2.5 Seasonality changes

We now consider the seasonality changes at the LGM. Some of the questions we are willing to answer are: Do we expect changes in the amplitude or shifts in the seasonal cycle of northern hemisphere storm-tracks at LGM compared to CTR? Do we get similar behaviours as the midwinter suppression of the North Pacific in the early 1980s first analysed by Nakamura (1992) for the LGM, with weaker synoptic activity during the months of strongest mean-flow baroclinicity? In order to address these questions, we have computed the mean seasonal cycle, i.e. the monthly averages, then extracted the main variability of this cycle by computing the first principal component over the North Hemisphere (North of 25°N). Results are not very different when considering the first principal component on the two storm-tracks regions separately. The results are presented as follow:

  • The annual mean value is plotted in colours for CTR and LGM for each model as in Fig. 7. Comparing the CTR and LGM maps indicate general changes between the two climates but no specific seasonal changes;

  • The amplitude and the spatial pattern of the first principal component, hereafter called the first EOF, is plotted on the same figures as isolines. It indicates the location of the regions of strong seasonal variability and the amplitude directly reflects the mean amplitude of the cycle since the first principal component time-series (hereafter the first PC) has been normalized. The variance explained by the first EOF is indicated above the maps;

  • The information presented in the graphs of the first PC refers to changes in the temporal variation of the seasonal cycle, i.e. shifts or relative changes in the seasonality of specific seasons or months compared to others.
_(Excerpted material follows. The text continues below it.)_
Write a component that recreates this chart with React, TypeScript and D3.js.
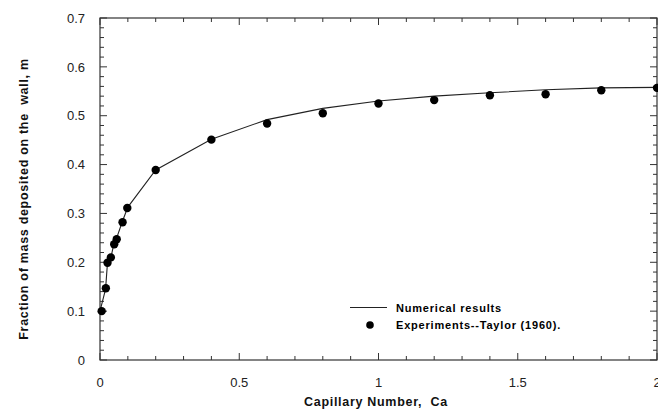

Figure 7 shows the results for the total eddy energy at 500 hPa for the CTR and LGM simulations of each model. From the annual mean value of this field (colour plots), the same general conclusion as for the DJF analysis can be drawn, with a southward displacement and eastward extension of the North Pacific storm-track and a latitudinal thinning (in the western part) and a southeastward extension of the North Atlantic storm-track. The changes in the synoptic activity and their associated reasons detailed in the previous sections are not specific to the winter season but general to the LGM vs. CTR climates.

Fig. 7
figure 7

Seasonal cycle of total eddy energy at 500 hPa. Left column: standardized first PC of the seasonal cycle (CTR as dashed lines, LGM as solid lines). Central and right columns correspond to CTR and LGM simulations respectively, annual values in colour (J/kg), first EOF as isolines (every 5 J/kg). The variance explained by the first EOF is indicated on top of the plots. Note that when masked values appear for model variables not extrapolated at pressure levels below the surface (IPSL-CM4-V1-MR and MIROC3.2), the same mask has been used in CTR for consistency

Concerning the amplitude of the seasonal cycle (black isolines), no strong consistency is found between the models. The amplitude of the seasonality of the North Atlantic storm-track is increased in HadCM3M2 by around 20%, reduced in IPSL-CM4-V1-MR and CNRM-CM3 (by around 30% and up to 50% respectively), unchanged in MIROC3.2. In the North Pacific, the amplitude of the seasonality is unchanged in HadCM3M2, slightly increased in the IPSL model, and slightly reduced in MIROC3.2 and CNRM-CM3 (more pronounced for the latter). Concerning the spatial localization of the seasonal variability, there is a tendency towards an eastward displacement of the seasonal cycle w.r.t. the annual mean pattern. In the CTR simulation, the seasonal pattern is usually located South of the annual mean pattern, indicating a simple southward and intensification of the storm-tracks during the winter season. In the LGM simulations, the seasonal pattern is also usually displaced to the east w.r.t. the annual mean pattern, indicating a southward and eastward amplification of the synoptic variability during the cold season.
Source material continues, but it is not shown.